My wife, who is a “Slate Plus” subscriber over at Slate, received this email today:
When she shared it with me, I observed an obvious, immediate red flag: the email does not say what was changed in the new policy, or offer a link to something the recipient can read to find out what has changed. This is always a bad sign, which means one of two things: either the company changing its privacy policy doesn’t want you to know what has changed, or they have no idea themselves what has changed so they can’t tell you.
After carefully reviewing Slate’s new privacy policy, I think it’s almost certainly the latter. The new policy was obviously created by incompetent clowns, and I doubt they could tell readers what the effective changes are even if they wanted to.
I don’t know what Slate’s generative AI policy is, but honestly I suspect that if they’d run the policy through generative AI and told the AI to clean it up, they would have ended up with something better than what they ended up publishing.
You probably think I’m exaggerating about how bad it is. Fair enough. I’ll show you receipts.
However, before doing that, I want to say this: the TLDR of this privacy policy is that Slate collects a ton of privacy-invasive information about you and shares it with many other companies, because they are all-in on making money by using ad-tech in privacy-invasive ways to display personalized ads to their readers. Ugh. Below is the section of the privacy policy which makes this most clear. They can’t even get this right; the second paragraph in this section is missing the bullet it should have to be consistent with the rest of the section.

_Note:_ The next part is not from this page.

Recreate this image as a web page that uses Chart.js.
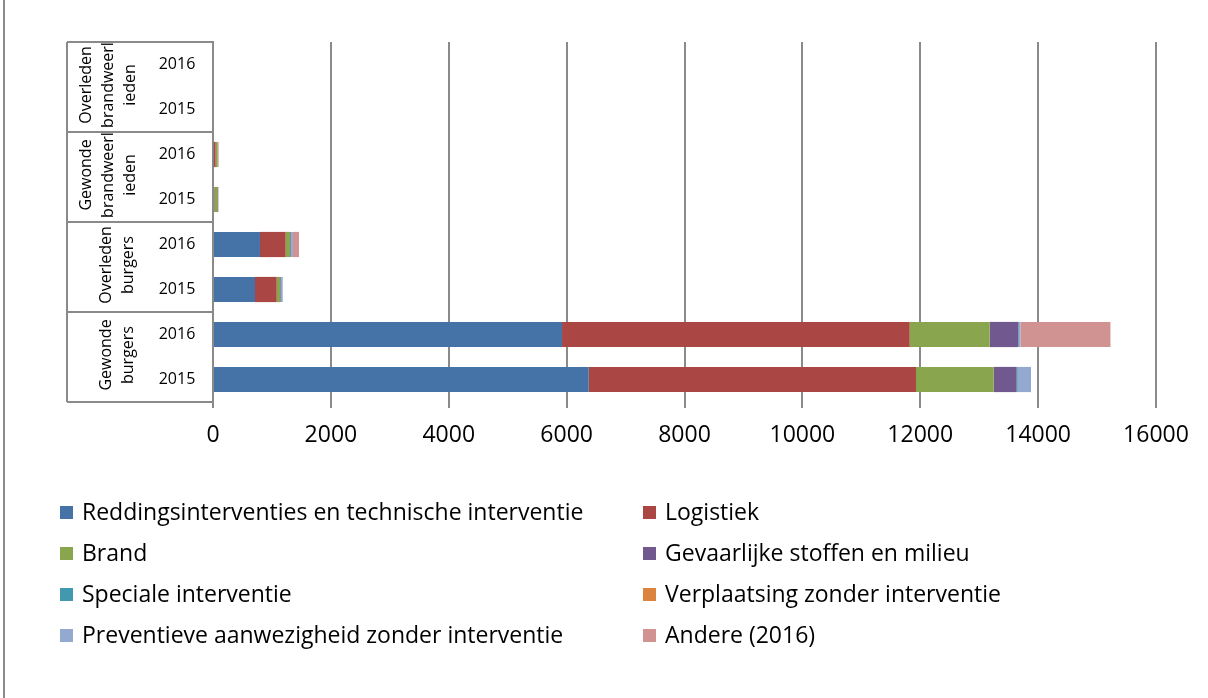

Now, about those receipts…
Below is the second paragraph of the policy. It refers to “such information” but “information” isn’t mentioned earlier in the paragraph, so what is it talking about? Note, also, the reference to “Privacy Statement” here; for some inexplicable reason, the page in various places calls itself both a “Privacy Policy” and a “Privacy Statement”. The inconsistency is ridiculous.

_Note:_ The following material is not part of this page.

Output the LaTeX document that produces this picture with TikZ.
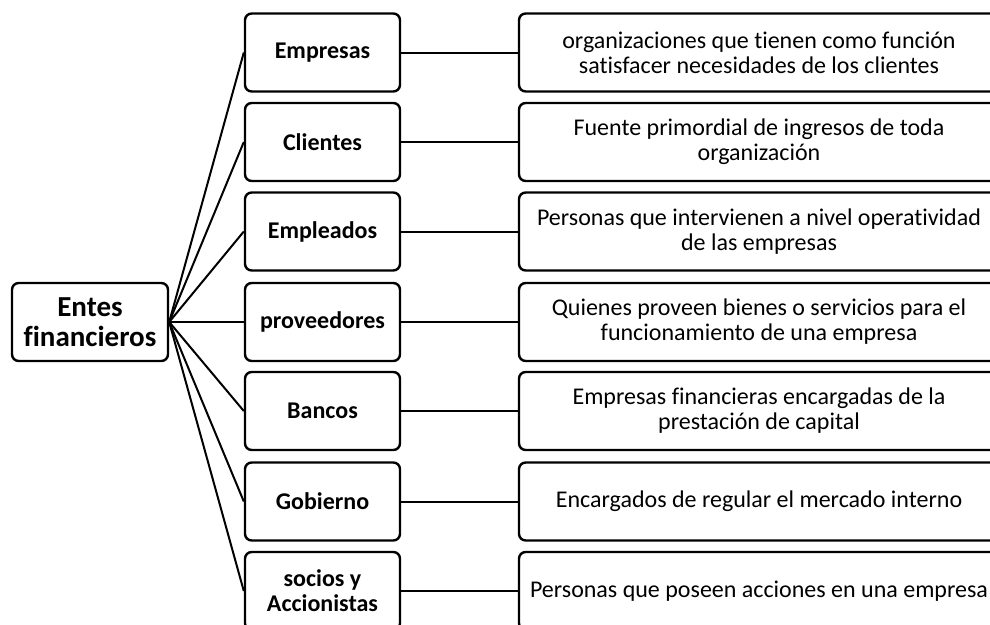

Moving on. The text shown below says “and” where it should say “or”, since obviously the people reading this page are not located in all of those states at the same time (this mistake is repeated throughout the page). There is extra and missing whitespace in numerous places in these two paragraphs. The phrase “opt out” used as a verb is hyphenated when it shouldn’t be. The email address in this text should be clickable but isn’t (this mistake is repeated inconsistently throughout the page. This page should have been proofread by many people before it was published. How were these absurdly obvious errors allowed to remain in the final version?
The language of the paragraph below is repetitive gobbledegook. Furthermore, the second sentence of this paragraph does not belong in the section in which this paragraph is included, which is entitled “Information You Provide”.

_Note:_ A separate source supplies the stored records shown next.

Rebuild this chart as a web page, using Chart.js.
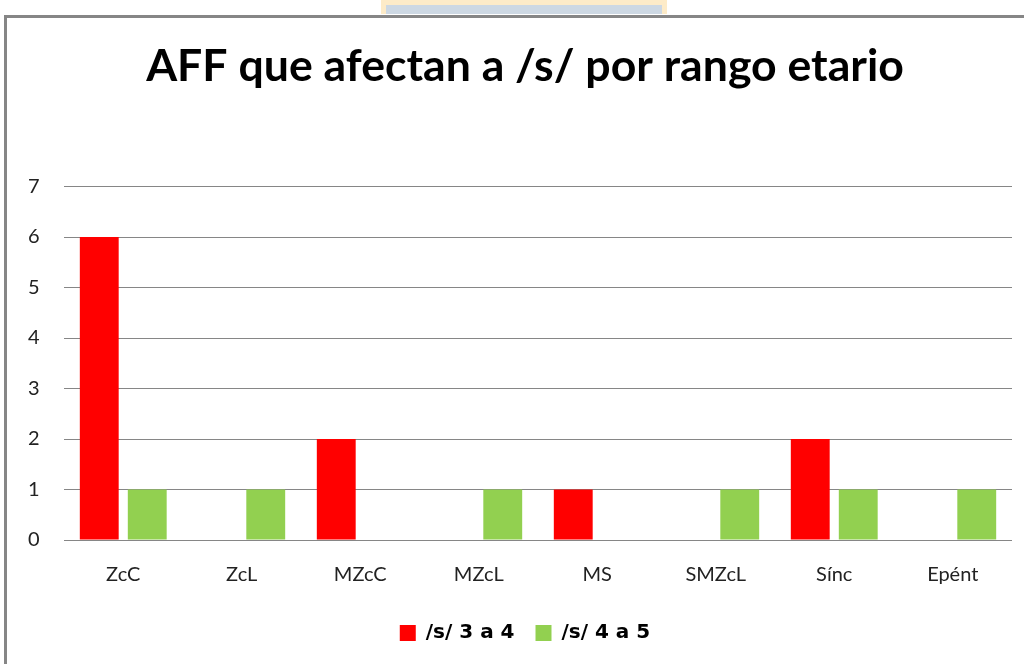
<!DOCTYPE html>
<html>
<head>
<meta charset="utf-8">
<script src="https://cdn.jsdelivr.net/npm/chart.js@4/dist/chart.umd.min.js"></script>
<style>
  html, body { margin: 0; padding: 0; background: #fff; }
  #wrap { position: relative; width: 1024px; height: 664px; overflow: hidden; }
  /* frame of the pasted chart */
  #tab { position: absolute; left: 381px; top: 0; width: 286px; height: 14px;
         background: #fdebc8; }
  #tab div { position: absolute; left: 5px; right: 5px; top: 5px; bottom: 0; background: #cdd8e3; }
  #frame { position: absolute; left: 4px; top: 15px; width: 1030px; height: 700px;
           border-top: 3px solid #868686; border-left: 3px solid #868686; }
  canvas { position: absolute; left: 0; top: 0; }
</style>
</head>
<body>
<div id="wrap">
  <div id="tab"><div></div></div>
  <div id="frame"></div>
  <canvas id="chart" width="1024" height="664"></canvas>
</div>
<script>
  // Categories and series
  var categories = ['ZcC', 'ZcL', 'MZcC', 'MZcL', 'MS', 'SMZcL', 'Sínc', 'Epént'];
  var edad3a4 = [6, 0, 2, 0, 1, 0, 2, 0];
  var edad4a5 = [1, 1, 0, 1, 0, 1, 1, 1];
  var yTicks = [0, 1, 2, 3, 4, 5, 6, 7];

  var fontFamily = 'Lato, "Open Sans", sans-serif';

  new Chart(document.getElementById('chart'), {
    type: 'bar',
    data: {
      labels: categories,
      datasets: [
        { label: '/s/ 3 a 4', data: edad3a4, backgroundColor: '#ff0000' },
        { label: '/s/ 4 a 5', data: edad4a5, backgroundColor: '#92d050' }
      ]
    },
    options: {
      responsive: false,
      animation: false,
      // left padding shifts the title/legend centre to match the original
      layout: { padding: { left: 38, right: 12, top: 0, bottom: 11 } },
      datasets: {
        bar: { categoryPercentage: 0.81, barPercentage: 0.81 }
      },
      plugins: {
        title: {
          display: true,
          text: 'AFF que afectan a /s/ por rango etario',
          color: '#000',
          font: { family: fontFamily, size: 44.6, weight: 'bold' },
          padding: { top: 40, bottom: 93 }
        },
        legend: {
          position: 'bottom',
          labels: {
            color: '#000',
            font: { family: '"DejaVu Sans", sans-serif', size: 20, weight: 'bold' },
            boxWidth: 16,
            boxHeight: 16,
            padding: 21
          }
        },
        tooltip: { enabled: false }
      },
      scales: {
        x: {
          grid: { display: false },
          border: { display: false },
          ticks: { color: '#222', font: { family: fontFamily, size: 20 }, padding: 15 }
        },
        y: {
          min: 0,
          max: 7,
          afterFit: function (scale) { scale.width = 26; },
          afterBuildTicks: function (scale) {
            scale.ticks = yTicks.map(function (v) { return { value: v }; });
          },
          grid: { color: '#868686', lineWidth: 1, drawTicks: false },
          border: { display: false },
          // mirrored + negative padding puts the labels left of the plot without clipping
          ticks: { color: '#222', font: { family: fontFamily, size: 20 }, mirror: true, padding: -36 }
        }
      }
    }
  });
</script>
</body>
</html>
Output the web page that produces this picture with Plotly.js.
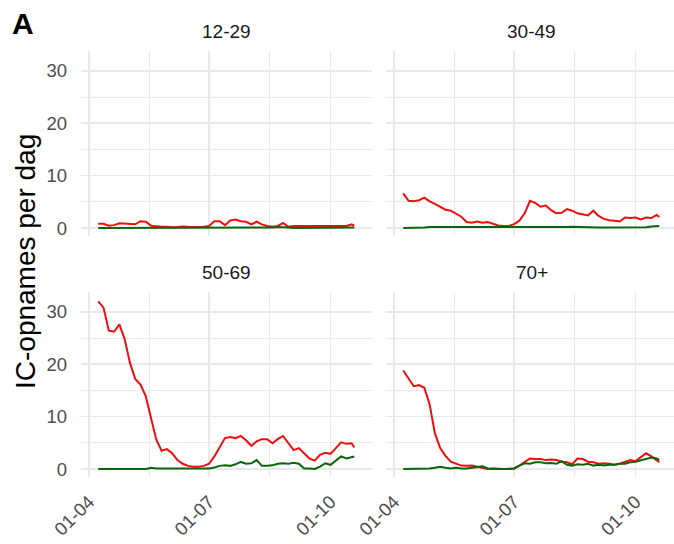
<!DOCTYPE html>
<html>
<head>
<meta charset="utf-8">
<script src="https://cdn.plot.ly/plotly-3.0.1.min.js"></script>
<style>html,body{margin:0;padding:0;background:#fff;}#chart{width:674px;height:544px;}</style>
</head>
<body>
<div id="chart"></div>
<script>
// ---- data ----
const dates = [
 "2020-04-08","2020-04-12","2020-04-16","2020-04-20","2020-04-24","2020-04-28",
 "2020-05-02","2020-05-06","2020-05-10","2020-05-14","2020-05-18","2020-05-22","2020-05-26","2020-05-30",
 "2020-06-03","2020-06-07","2020-06-11","2020-06-15","2020-06-19","2020-06-23","2020-06-27",
 "2020-07-01","2020-07-05","2020-07-09","2020-07-13","2020-07-17","2020-07-21","2020-07-25","2020-07-29",
 "2020-08-02","2020-08-06","2020-08-10","2020-08-14","2020-08-18","2020-08-22","2020-08-26","2020-08-30",
 "2020-09-03","2020-09-07","2020-09-11","2020-09-15","2020-09-19","2020-09-23","2020-09-27",
 "2020-10-01","2020-10-05","2020-10-09","2020-10-13","2020-10-17","2020-10-19"
];
const panels = ["12-29", "30-49", "50-69", "70+"];

const red_12_29 = [0.8,0.8,0.45,0.55,0.9,0.8,0.7,0.7,1.3,1.2,0.45,0.3,0.25,0.25,0.15,0.2,0.3,0.25,0.2,0.2,0.25,0.4,1.3,1.3,0.55,1.45,1.6,1.3,1.2,0.7,1.2,0.7,0.4,0.25,0.4,0.95,0.25,0.4,0.4,0.4,0.3,0.4,0.3,0.4,0.3,0.4,0.3,0.4,0.7,0.4];
const green_12_29 = [0,0,0,0,0,0,0,0,0,0,0.1,0.1,0.1,0.1,0.1,0,0,0,0,0,0,0,0,0,0,0,0,0,0,0,0,0,0,0.1,0.2,0.2,0.1,0,0,0,0,0,0,0,0,0,0,0,0.1,0.1];

const red_30_49 = [6.6,5.2,5.1,5.3,5.8,5.1,4.6,4.05,3.5,3.3,2.65,2.15,1.15,1.0,1.25,1.0,1.15,0.75,0.5,0.4,0.4,0.75,1.4,2.8,5.2,4.8,4.05,4.3,3.4,2.8,2.9,3.6,3.3,2.8,2.65,2.4,3.3,2.3,1.75,1.5,1.4,1.25,2.0,1.9,2.0,1.65,2.0,1.9,2.5,2.1];
const green_30_49 = [0,0,0,0,0.1,0.2,0.2,0.1,0.1,0.1,0.1,0.1,0.1,0.1,0.1,0.1,0.1,0.1,0.1,0.1,0.1,0.1,0.1,0.1,0.1,0.1,0.1,0.1,0.1,0.1,0.2,0.2,0.25,0.2,0.15,0.2,0.15,0.1,0.1,0.1,0.1,0.1,0.1,0.1,0.1,0.1,0.15,0.3,0.45,0.4];

const red_50_69 = [32.0,30.8,26.4,26.2,27.6,24.8,20.3,17.2,16.1,13.9,9.7,5.6,3.5,3.8,3.0,1.7,1.0,0.6,0.45,0.45,0.6,1.0,2.4,4.3,5.9,6.1,5.9,6.3,5.5,4.4,5.3,5.7,5.7,4.9,5.7,6.3,4.9,3.6,4.0,3.0,2.0,1.6,2.7,3.1,2.9,4.0,5.1,4.8,4.9,4.1];
const green_50_69 = [0,0,0,0,0,0,0,0,0,0,0.25,0.1,0.1,0.1,0.1,0.1,0.1,0.1,0.1,0.1,0.1,0.1,0.3,0.6,0.7,0.6,0.9,1.35,1.0,1.1,1.7,0.6,0.6,0.7,1.0,1.1,1.0,1.2,1.0,0.1,0.1,0,0.45,1.1,0.8,1.6,2.4,2.0,2.2,2.4];

const red_70 = [18.8,17.4,15.8,16.0,15.5,12.3,6.8,4.0,2.5,1.4,1.0,0.65,0.6,0.65,0.45,0.25,0,0.1,0,0,0,0.1,0.65,1.3,2.0,1.9,1.9,1.7,1.8,1.7,1.4,1.3,0.9,2.0,1.9,1.4,1.3,1.0,1.1,1.0,0.8,1.0,1.4,1.7,1.5,2.3,3.0,2.4,1.7,1.3];
const green_70 = [0,0,0.05,0.1,0.1,0.1,0.25,0.45,0.25,0.1,0.25,0.1,0.1,0.25,0.45,0.5,0.1,0,0,0,0,0.1,0.65,1.1,1.0,1.3,1.3,1.1,1.15,1.0,1.5,0.8,0.65,0.9,0.8,1.0,0.65,0.8,0.65,0.8,0.8,1.0,1.0,1.3,1.4,1.7,2.0,2.2,2.0,1.7];

const xTickVals = ["2020-04-01", "2020-07-01", "2020-10-01"];
const xTickText = ["01-04", "01-07", "01-10"];
const xMinorVals = ["2020-05-16 12:00", "2020-08-16"];
const yTickVals = [0, 10, 20, 30];
const yMinorVals = [5, 15, 25];
const yTitle = "IC-opnames per dag";
const panelLabel = "A";

// ---- layout geometry ----
const W = 674, H = 544;
const FONT = "Liberation Sans, Arial, Helvetica, sans-serif";
const pxPerDay = 1.32;
const apr1 = Date.UTC(2020, 3, 1);
function dstr(ms) { return new Date(ms).toISOString().replace('T', ' ').replace('Z', ''); }
const leftPx = [81, 372], rightPx = [386, 674];
const tickOffsetPx = 8; // Apr 1 sits 8 px right of panel left
const startMs = apr1 - tickOffsetPx / pxPerDay * 86400000;
function rangeFor(p) { return [dstr(startMs), dstr(startMs + (p[1] - p[0]) / pxPerDay * 86400000)]; }
const yRange = [-1.6, 33.8];
const topPx = [50.9, 236.4], botPx = [291.9, 477.4];
function xd(p) { return [p[0] / W, Math.min(1, p[1] / W)]; }
function yd(p) { return [1 - p[1] / H, 1 - p[0] / H]; }

const gridCol = "#e9e9e9";
function xaxis(px, anchor, labels) {
  return {
    type: "date", domain: xd(px), range: rangeFor(px), anchor: anchor,
    tickmode: "array", tickvals: xTickVals, ticktext: xTickText,
    showticklabels: labels, tickangle: -45, ticks: "", ticklabelstandoff: 9,
    tickfont: {family: FONT, size: 18.5, color: "#4d4d4d"},
    showgrid: true, gridcolor: gridCol, gridwidth: 1.5,
    minor: {tickmode: "array", tickvals: xMinorVals, showgrid: true, gridcolor: gridCol, gridwidth: 1.0, ticks: ""},
    zeroline: false, showline: false, fixedrange: true
  };
}
function yaxis(px, anchor, labels) {
  return {
    domain: yd(px), range: yRange, anchor: anchor,
    tickmode: "array", tickvals: yTickVals, ticktext: yTickVals.map(String),
    showticklabels: labels, ticks: "", ticklabelstandoff: 13,
    tickfont: {family: FONT, size: 18.5, color: "#4d4d4d"},
    showgrid: true, gridcolor: gridCol, gridwidth: 1.5,
    minor: {tickmode: "array", tickvals: yMinorVals, showgrid: true, gridcolor: gridCol, gridwidth: 1.0, ticks: ""},
    zeroline: false, showline: false, fixedrange: true
  };
}

const RED = "#f20d0d", GREEN = "#0b650b";
const series = [
  [red_12_29, green_12_29], [red_30_49, green_30_49],
  [red_50_69, green_50_69], [red_70, green_70]
];
const traces = [];
series.forEach((s, i) => {
  const xa = i === 0 ? "x" : "x" + (i + 1), ya = i === 0 ? "y" : "y" + (i + 1);
  traces.push({x: dates, y: s[0], xaxis: xa, yaxis: ya, type: "scatter", mode: "lines",
    line: {color: RED, width: 2}, showlegend: false, hoverinfo: "skip"});
  traces.push({x: dates, y: s[1], xaxis: xa, yaxis: ya, type: "scatter", mode: "lines",
    line: {color: GREEN, width: 2}, showlegend: false, hoverinfo: "skip"});
});

const stripY = [31.7, 272];
const panelPx = [[leftPx, 0], [rightPx, 0], [leftPx, 1], [rightPx, 1]];
const annotations = panels.map((name, i) => {
  const p = panelPx[i][0];
  const cx = (p[0] + (i % 2 === 1 ? 677 : p[1])) / 2;
  return {text: name, xref: "paper", yref: "paper", x: cx / W, y: 1 - stripY[panelPx[i][1]] / H,
    xanchor: "center", yanchor: "middle", showarrow: false,
    font: {family: FONT, size: 19, color: "#1a1a1a"}};
});
annotations.push({text: "<b>" + panelLabel + "</b>", xref: "paper", yref: "paper", x: 10 / W, y: 1 - 24 / H,
  xanchor: "left", yanchor: "middle", showarrow: false, font: {family: FONT, size: 30, color: "#000"}});
annotations.push({text: yTitle, xref: "paper", yref: "paper", x: 25 / W, y: 1 - 262 / H, textangle: -90,
  xanchor: "center", yanchor: "middle", showarrow: false, font: {family: FONT, size: 28, color: "#000"}});

const layout = {
  width: W, height: H, margin: {l: 0, r: 0, t: 0, b: 0},
  paper_bgcolor: "#fff", plot_bgcolor: "rgba(0,0,0,0)", showlegend: false, hovermode: false,
  xaxis: xaxis(leftPx, "y", false), yaxis: yaxis(topPx, "x", true),
  xaxis2: xaxis(rightPx, "y2", false), yaxis2: yaxis(topPx, "x2", false),
  xaxis3: xaxis(leftPx, "y3", true), yaxis3: yaxis(botPx, "x3", true),
  xaxis4: xaxis(rightPx, "y4", true), yaxis4: yaxis(botPx, "x4", false),
  annotations: annotations
};
Plotly.newPlot("chart", traces, layout, {staticPlot: true, displayModeBar: false});
</script>
</body>
</html>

The two consecutive paragraphs below are partially redundant and partially contradictory. They repeat the same bit of California law and offer two different, contradictory mechanisms for exercising the opt-out right provided by it.
The paragraph below repeats exactly the same information that was already provided earlier in the page.
The word “Us” should not be capitalized in the paragraph below. Again, how did stupid errors like this make it into the final, published version of this policy?
I can’t even with the list below. It starts out using semicolons at the end of each bullet item, then seems to be wrapping up the bulleted list by putting “; and” at the end of a bullet item and then a period at the end of the following one. All that would be fine if they didn’t then include three more bullet items terminated by periods. This is absurdly clownish.
Early on the page they claim not to collect any geolocation data. Then later on the page they talk about how they collect geolocation data. Nice, eh?
The paragraph below has an extra word that doesn’t make any sense, a “(i)” marker which implies that there’s going to be a list of multiple items but then there’s only one, and a closing quotation mark with no corresponding opening mark before it.
In the paragraph below, Slate attempts to claim that they cannot be held responsible if they allow their systems to be breached. Because they say so, that’s why. Good luck with that when the class-action lawyers come after you after the breach. “Oh, we said in our privacy policy that we’re not responsible, so you can’t sue us!” lulz

Once again in the text below, they can’t make up their fucking minds about how they’re going to end paragraphs and bullet items.
The section below once again has the “we don’t actually know how to format bulleted lists properly” problem, but it has a much bigger problem. If, as it says here, they don’t do anything with data having anything to do with financial and lending services etc., then why do they say above that the user has the right to opt out of such processing? How can the user have the right to opt out of something that Slate doesn’t do?

In the paragraph below we see a repeat of the extra whitespace problem, the unclickable email address problem, and the “and” instead of “or” problem, and they’ve added a new problem as well: they say “click here” about something that is not actually a clickable link. It looks like they intended to make the words “click here” a link but instead just pasted the URL in as unclickable text after those words. Again: how was this not caught during proofreading?
Last but not least, why does the paragraph below, which appears in a section purporting to be about the rights of users in ten different U.S. states, refer specifically to the Texas Attorney General? 🤦
This privacy policy is a joke, and Slate should be embarrassed and ashamed for publishing it.